Letters display new side to gonzo journalist
Dear Mr. Thompson,
I'm not much for writing "fan" letters, and we're not friends nor even acquaintances. Still and all, with a head full of good Kentucky bourbon and cheap Greek cigarettes, I find myself talking to you while reading your collection of letters and it seemed to make some sense to put it down on paper (or, at least, on keyboard and monitor ...).
Reading your work has always been a sensory experience for me you have the ability to make the reader feel more alive, more aware of the world around him. Good writers do that.
Hemingway did. Made you want to drink a nice Spanish red wine while reading "The Sun Also Rises." Scott Fitzgerald, too (although maybe a martini or gin and tonic in his case), and Dashiell Hammett (whiskey). You've a very conversational tone, and that's especially true of your letters.
Reading them leads to a sense of mood manic and close to the edge in your case, but that ability to create mood is there just the same. It's that ability to set a tone, to create a sense of time and place, that sets the good writers apart.
Now, the other folks reading this might object to the above comparisons. After all, you're a "journalist," not a novelist like the others. But as William Kennedy notes in his foreword, you've managed to meld the two. You're not a journalist in the traditional sense; rather, you're a journalist the way Goya or Picasso were, creating impressionistic images of what you've witnessed. And in many ways, those creative strokes are far closer to the truth than any news hack will ever get in his dry, detached voice.
What comes through in your letters clearer than anything else is that you're a a lot more thoughtful than you let on in your "journalism." It seems at times that you've become trapped by your own self-made image of a drug-crazed madman, that you can't let folks know you're a pretty clear thinker who cares deeply about his world. And that seems a waste. Don't get me wrong: Your writing is always tight and generally entertaining. But you've a good mind for spotting bullshit; not too far from Camus or Hemingway. Be nice to see more of that and less effort expended into being who folks want you to be.
Reading your letters, I truly enjoyed the ones from Charles Kuralt; it showed a side to him most folks never knew. I certainly didn't. And I like him more for it. There was a bit of muscle beneath that pleasingly soft exterior, wasn't there?
I also admire your ability to spot a winning horse early on. In '64, you described Ronald Reagan as "the prototype of the new mythological American, a grinning whore who will probably someday be President."
And despite your "gonzo" label, you can distill the essence of life with the best of them. In a '64 letter to your Marxist pal Paul Semonin, you laid down a line that Camus would have been proud of: "Your whole theory has only one flaw you seem to have lost faith in the maverick, the man who can be convinced and thereby throw the switch on those both above and below him.

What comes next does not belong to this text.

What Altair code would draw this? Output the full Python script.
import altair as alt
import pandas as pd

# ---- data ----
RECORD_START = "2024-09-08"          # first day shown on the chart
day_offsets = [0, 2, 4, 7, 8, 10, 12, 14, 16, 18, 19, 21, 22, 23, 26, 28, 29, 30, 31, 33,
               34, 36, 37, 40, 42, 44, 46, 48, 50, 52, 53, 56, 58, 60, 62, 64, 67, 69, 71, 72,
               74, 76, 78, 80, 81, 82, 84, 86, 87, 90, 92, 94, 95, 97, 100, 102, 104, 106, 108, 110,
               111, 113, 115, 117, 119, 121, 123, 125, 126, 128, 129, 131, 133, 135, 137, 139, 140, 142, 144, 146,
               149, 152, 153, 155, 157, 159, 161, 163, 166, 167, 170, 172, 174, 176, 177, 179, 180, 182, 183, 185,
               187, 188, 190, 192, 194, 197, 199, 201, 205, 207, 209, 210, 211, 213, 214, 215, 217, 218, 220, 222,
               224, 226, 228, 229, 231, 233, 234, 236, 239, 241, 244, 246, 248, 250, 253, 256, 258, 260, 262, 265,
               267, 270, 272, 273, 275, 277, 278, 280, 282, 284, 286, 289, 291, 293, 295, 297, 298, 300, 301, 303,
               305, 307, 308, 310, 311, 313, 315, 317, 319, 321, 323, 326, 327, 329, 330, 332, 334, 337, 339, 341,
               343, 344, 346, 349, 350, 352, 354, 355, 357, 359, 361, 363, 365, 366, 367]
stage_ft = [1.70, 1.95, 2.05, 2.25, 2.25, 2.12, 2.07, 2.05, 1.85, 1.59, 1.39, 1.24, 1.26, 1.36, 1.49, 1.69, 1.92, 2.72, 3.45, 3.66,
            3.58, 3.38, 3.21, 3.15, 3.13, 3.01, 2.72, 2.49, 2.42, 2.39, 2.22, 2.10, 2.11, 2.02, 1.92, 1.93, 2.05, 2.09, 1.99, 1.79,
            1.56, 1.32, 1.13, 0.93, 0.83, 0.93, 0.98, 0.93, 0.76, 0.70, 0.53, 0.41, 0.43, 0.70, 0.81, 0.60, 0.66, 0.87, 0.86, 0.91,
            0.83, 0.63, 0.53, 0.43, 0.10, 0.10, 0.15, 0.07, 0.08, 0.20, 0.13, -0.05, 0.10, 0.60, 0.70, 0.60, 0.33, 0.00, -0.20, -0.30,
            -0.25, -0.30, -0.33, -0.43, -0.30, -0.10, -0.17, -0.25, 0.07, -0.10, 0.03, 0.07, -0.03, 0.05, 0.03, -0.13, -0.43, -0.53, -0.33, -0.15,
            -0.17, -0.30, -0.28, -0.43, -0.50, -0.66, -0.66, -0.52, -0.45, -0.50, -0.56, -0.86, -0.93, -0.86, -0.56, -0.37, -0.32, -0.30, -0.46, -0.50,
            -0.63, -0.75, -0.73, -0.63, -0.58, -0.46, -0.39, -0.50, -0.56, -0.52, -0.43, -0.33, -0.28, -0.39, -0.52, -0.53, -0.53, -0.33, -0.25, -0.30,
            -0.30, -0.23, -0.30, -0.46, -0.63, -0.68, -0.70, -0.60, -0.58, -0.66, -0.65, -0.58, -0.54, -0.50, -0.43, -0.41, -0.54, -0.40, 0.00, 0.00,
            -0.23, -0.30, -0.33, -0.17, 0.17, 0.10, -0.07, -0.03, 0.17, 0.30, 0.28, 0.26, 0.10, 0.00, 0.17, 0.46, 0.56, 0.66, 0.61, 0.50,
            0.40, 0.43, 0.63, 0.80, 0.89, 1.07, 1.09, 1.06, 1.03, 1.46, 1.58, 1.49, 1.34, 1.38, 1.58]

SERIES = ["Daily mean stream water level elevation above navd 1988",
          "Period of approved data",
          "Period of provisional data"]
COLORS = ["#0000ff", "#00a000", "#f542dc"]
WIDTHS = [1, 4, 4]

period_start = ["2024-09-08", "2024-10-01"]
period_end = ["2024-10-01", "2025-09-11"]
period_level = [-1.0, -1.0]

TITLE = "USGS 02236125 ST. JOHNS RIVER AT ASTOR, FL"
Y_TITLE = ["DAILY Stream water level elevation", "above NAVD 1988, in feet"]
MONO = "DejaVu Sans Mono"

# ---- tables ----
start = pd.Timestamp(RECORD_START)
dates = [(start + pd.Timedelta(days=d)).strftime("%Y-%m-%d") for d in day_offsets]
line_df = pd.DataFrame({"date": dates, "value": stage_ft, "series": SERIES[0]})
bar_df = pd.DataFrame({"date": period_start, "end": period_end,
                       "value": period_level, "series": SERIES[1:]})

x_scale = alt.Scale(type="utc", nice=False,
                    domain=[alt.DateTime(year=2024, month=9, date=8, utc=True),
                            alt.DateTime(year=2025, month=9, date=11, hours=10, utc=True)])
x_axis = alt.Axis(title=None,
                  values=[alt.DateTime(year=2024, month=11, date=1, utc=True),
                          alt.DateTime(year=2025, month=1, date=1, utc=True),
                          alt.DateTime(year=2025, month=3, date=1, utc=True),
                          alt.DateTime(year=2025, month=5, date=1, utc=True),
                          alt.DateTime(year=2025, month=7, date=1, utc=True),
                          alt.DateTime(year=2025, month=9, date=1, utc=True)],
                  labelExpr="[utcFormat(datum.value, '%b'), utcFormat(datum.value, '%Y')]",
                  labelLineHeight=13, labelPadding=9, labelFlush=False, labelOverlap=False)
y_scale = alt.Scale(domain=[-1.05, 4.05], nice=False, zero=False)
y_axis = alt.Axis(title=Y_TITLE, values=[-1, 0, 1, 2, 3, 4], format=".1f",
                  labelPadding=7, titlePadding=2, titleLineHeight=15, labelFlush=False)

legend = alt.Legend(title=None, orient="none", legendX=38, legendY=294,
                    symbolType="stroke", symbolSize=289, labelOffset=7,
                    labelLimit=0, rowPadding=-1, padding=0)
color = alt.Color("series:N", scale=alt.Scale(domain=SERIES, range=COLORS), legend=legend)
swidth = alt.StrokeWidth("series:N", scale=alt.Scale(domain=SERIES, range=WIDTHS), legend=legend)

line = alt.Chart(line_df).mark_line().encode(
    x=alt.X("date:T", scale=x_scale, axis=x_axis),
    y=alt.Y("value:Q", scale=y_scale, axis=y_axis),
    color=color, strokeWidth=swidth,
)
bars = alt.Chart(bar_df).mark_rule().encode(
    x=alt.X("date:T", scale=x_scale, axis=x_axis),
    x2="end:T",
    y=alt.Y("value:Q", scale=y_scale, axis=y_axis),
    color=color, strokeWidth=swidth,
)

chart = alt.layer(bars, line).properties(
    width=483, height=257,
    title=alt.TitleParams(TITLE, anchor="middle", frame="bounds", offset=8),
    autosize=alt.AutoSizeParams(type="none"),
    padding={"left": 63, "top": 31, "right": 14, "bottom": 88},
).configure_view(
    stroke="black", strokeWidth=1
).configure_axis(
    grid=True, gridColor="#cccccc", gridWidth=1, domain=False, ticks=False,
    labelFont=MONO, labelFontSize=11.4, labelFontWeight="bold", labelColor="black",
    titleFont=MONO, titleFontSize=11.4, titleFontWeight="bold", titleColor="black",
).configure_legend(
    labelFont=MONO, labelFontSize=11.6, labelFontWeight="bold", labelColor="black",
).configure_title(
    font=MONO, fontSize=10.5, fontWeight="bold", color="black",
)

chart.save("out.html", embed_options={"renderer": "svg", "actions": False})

He is the creation of this culture, the wise peasant, a man with a salary and enough leisure to ponder the alternatives, an enemy or an ally depending on what reaches him." Good stuff there.
But for God's sake, man, how could you sign your love letters "Hunty"? Oy vay ...
BTW, this "editor" they had on your letters book is absolutely clueless. I'm really interested now in reading the letters that pinhead didn't use. Typical academic; in his introduction has to use the word "important" to show off what he presumes is his superior knowledge: "(Fritz) Fanon ... wrote many important books denouncing imperialism." What the hell is an "important" book, anyway? And how "important" can a book be that no one's ever heard of? What's "important" at all in life is having enough booze, music and friends to get by. That editor of yours ought to be beaten about the head with 2x4s until he forgets every multisyllabic word he ever learned. It's too bad to see that kind of crap creep into a book of basically honest reflections.
Good collection of letters; get somebody else to edit the next batch.